Following more than a year’s worth of work conducted by members of AML, the remote seller sales tax commission was formed last November. The culmination of research to determine how to efficiently collect sales tax from remote sellers delivering goods within municipal boundaries as a result of the Wayfair Vs. South Dakota Supreme Court decision finally landed in the agenda of the council on Tuesday. The finalized tax code would add a supplemental section to Palmer’s existing tax code, and the city has 120 days from the Jan. 6 introduction of the remote seller sales tax code to adopt the ordinance or be removed from the commission. The parts of code that would be added are strikingly similar to Palmer’s existing code and Wallace said that the intent was to level the playing field for brick-and-mortar businesses competing with remote sellers.
“This isn’t going to be a big boom in my mind. It’s going to be good money, we’re going to see six figures in this but it’s not a multi million dollar prospect for the city and I would venture to guess that I don’t think it’s going to be in the hundreds of millions, much less 50 million for the state just because of how many people don’t live in taxing jurisdictions,” said Wallace.

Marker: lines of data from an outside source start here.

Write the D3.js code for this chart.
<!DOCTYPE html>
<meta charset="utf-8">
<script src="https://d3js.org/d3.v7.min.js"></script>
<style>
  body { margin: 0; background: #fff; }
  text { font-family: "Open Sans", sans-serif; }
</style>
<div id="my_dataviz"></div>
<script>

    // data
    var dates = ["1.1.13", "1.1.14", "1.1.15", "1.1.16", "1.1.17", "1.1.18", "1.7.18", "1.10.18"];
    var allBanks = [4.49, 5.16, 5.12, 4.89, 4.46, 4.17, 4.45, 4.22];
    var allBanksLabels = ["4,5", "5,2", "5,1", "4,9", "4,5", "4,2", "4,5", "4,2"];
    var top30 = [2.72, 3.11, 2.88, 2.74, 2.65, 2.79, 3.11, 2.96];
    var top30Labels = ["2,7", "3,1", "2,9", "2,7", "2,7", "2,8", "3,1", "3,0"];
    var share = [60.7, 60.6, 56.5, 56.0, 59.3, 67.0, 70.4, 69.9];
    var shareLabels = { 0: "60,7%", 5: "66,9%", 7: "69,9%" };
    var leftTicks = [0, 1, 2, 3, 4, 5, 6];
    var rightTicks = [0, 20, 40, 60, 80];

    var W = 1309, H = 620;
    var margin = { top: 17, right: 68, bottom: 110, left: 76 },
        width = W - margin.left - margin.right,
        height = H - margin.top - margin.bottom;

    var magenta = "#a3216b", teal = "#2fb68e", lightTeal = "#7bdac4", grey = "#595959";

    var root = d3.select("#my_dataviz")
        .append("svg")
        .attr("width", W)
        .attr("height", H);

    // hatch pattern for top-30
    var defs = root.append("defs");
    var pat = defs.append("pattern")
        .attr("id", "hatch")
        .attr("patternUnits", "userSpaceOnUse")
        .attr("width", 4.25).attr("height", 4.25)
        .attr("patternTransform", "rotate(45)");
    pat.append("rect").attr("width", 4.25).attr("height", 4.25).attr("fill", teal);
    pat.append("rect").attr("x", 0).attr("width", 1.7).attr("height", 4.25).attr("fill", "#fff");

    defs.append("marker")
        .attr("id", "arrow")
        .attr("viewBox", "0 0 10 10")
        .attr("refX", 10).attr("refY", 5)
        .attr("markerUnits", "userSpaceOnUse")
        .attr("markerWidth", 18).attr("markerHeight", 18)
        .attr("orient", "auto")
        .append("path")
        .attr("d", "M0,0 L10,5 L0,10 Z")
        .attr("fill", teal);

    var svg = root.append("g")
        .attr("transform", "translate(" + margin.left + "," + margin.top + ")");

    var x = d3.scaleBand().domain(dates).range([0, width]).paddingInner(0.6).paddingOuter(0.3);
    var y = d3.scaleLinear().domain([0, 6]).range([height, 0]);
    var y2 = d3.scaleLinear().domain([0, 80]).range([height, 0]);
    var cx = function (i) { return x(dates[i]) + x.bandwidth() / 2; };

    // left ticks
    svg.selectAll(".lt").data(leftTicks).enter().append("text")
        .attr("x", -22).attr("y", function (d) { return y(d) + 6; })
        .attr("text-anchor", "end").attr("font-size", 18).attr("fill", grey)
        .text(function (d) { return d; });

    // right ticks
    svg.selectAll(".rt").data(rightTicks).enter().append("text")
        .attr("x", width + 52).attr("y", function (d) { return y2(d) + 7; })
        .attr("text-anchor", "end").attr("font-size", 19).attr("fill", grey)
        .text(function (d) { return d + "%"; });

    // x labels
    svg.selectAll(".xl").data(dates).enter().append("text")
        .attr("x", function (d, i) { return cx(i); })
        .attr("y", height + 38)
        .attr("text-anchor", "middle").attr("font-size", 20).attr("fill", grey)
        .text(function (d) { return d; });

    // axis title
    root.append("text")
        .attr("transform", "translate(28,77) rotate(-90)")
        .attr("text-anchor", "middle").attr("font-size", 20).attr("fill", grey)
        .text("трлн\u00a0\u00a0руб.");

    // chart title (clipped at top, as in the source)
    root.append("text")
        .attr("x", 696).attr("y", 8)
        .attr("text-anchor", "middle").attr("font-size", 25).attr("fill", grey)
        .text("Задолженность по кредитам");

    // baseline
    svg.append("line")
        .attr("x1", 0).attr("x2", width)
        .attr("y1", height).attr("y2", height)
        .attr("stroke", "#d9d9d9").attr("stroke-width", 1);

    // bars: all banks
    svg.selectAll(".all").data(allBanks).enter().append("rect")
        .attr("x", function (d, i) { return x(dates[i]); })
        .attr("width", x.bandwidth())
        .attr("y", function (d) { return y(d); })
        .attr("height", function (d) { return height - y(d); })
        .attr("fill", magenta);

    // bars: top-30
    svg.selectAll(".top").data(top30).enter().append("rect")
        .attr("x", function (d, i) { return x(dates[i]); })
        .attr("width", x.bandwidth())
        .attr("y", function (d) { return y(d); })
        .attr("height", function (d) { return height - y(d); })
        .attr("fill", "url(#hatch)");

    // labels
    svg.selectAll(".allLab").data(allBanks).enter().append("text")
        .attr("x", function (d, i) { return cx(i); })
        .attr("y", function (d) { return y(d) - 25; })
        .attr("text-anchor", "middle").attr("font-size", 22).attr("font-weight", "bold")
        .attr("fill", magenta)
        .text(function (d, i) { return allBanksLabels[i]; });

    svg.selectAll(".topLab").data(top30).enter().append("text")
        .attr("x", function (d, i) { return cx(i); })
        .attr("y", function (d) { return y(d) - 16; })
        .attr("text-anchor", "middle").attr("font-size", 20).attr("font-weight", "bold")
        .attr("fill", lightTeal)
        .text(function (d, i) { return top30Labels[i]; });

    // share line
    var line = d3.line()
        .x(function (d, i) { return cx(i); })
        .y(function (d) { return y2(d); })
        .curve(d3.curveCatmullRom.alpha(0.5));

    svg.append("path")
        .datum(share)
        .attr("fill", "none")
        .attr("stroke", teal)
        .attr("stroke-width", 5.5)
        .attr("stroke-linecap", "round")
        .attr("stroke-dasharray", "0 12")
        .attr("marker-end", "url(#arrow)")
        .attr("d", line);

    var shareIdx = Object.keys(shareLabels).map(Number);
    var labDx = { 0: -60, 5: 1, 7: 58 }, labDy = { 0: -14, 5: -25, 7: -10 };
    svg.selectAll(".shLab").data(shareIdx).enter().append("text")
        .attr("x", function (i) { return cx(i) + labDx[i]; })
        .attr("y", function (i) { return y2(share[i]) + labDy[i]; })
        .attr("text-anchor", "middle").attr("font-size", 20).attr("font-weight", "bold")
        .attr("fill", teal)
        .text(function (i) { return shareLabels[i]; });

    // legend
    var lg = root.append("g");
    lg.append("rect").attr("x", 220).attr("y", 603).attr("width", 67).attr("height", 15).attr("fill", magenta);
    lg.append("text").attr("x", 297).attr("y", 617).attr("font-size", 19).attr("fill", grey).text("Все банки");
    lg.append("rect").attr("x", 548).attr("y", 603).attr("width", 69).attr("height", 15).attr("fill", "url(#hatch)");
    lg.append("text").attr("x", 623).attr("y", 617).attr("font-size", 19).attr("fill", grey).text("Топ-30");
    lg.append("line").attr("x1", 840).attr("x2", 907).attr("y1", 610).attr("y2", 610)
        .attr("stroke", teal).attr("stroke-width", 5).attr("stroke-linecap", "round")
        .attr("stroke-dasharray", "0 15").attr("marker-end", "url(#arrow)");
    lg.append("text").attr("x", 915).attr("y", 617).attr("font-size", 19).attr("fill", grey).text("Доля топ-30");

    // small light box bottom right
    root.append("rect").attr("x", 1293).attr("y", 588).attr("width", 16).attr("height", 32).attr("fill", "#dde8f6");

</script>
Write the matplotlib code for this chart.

The cost of collecting and remitting the online sales taxes would come at an 18 percent administration fee, which Wallace said was ‘not pretty.’ Wallace estimated that about $437,000 in online sales tax revenue could be collected annually in Palmer and asked the council if they wanted to remove the $1,000 sales tax cap that currently exists to continue to keep the playing field level for local and online retailers.
“That kind of leads me into the software that’s behind all this,” Wallace said. “We got a demonstration of it. It’s pretty slick, if that’s an official term. It’s so slick that we’re going to try and pursue having that for our own brick and mortar reporting.”
The council has until May to adopt the sales tax code or be removed from the commission.